General Discussion
In reply to the discussion: ...and then a man rode through the lines bearing a white flag. [View all]ananda
(34,694 posts)These names shall not die as long as they remain in our hearts.
This line from Shelley's Prometheus Unbound stands out for me
in these dark days of a return to tyranny and what Prometheus
also calls the "thought-execution" of tyrants.
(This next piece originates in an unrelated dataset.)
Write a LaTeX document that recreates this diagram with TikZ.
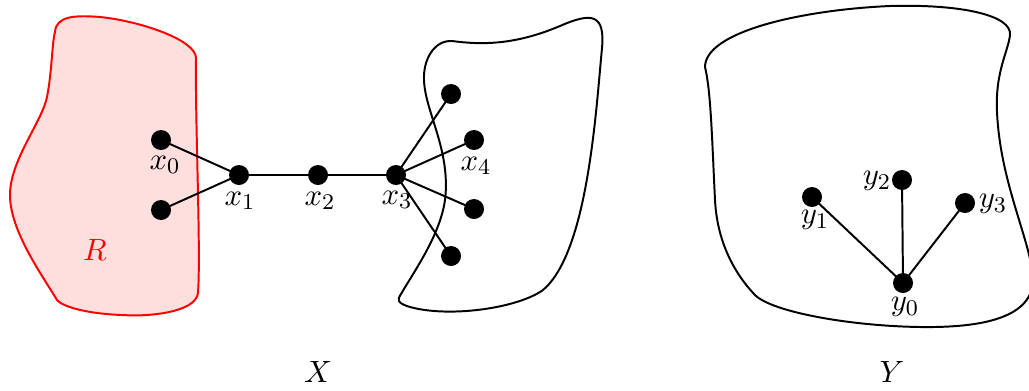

Weirdly enough, I recently read Walter Scott's Lay of the Last
Minstrel with Mark Twain's excoriation of Scott in mind. Then,
the same week a man by the name of Walter Scott is wrongly
shot and killed by the police. Now it's really on my mind, burned
so to speak. Anyhow ...
Shelley certainly beats Walter Scott by a wide mile. While Scott can be enjoyable to read, he is jejune and jingoistic in his glorification of war, misguided chivalry, and tribal values. While Scotts narrative read rather well in the tradition of gothic and medieval romance, reminding me a bit of Longfellow, Shelley's Prometheus reads as a modern and mature masterpiece that defies all limits of place and time, evoking all tyrannies and the ways of tyrants past, present, and future. Both works have elements of the gothic romance; but while Scott's is childish, proving dangerous in its abillity to seduce the minds of southern racists and slaveowners, Shelley's work appeals to our higher and better natures, our long history of standing up against tyranny and the abrogation of human rights. We descendants of the old south and white privilege could thereby benefit greatly from a re-examination of our cultural forebears in this respect.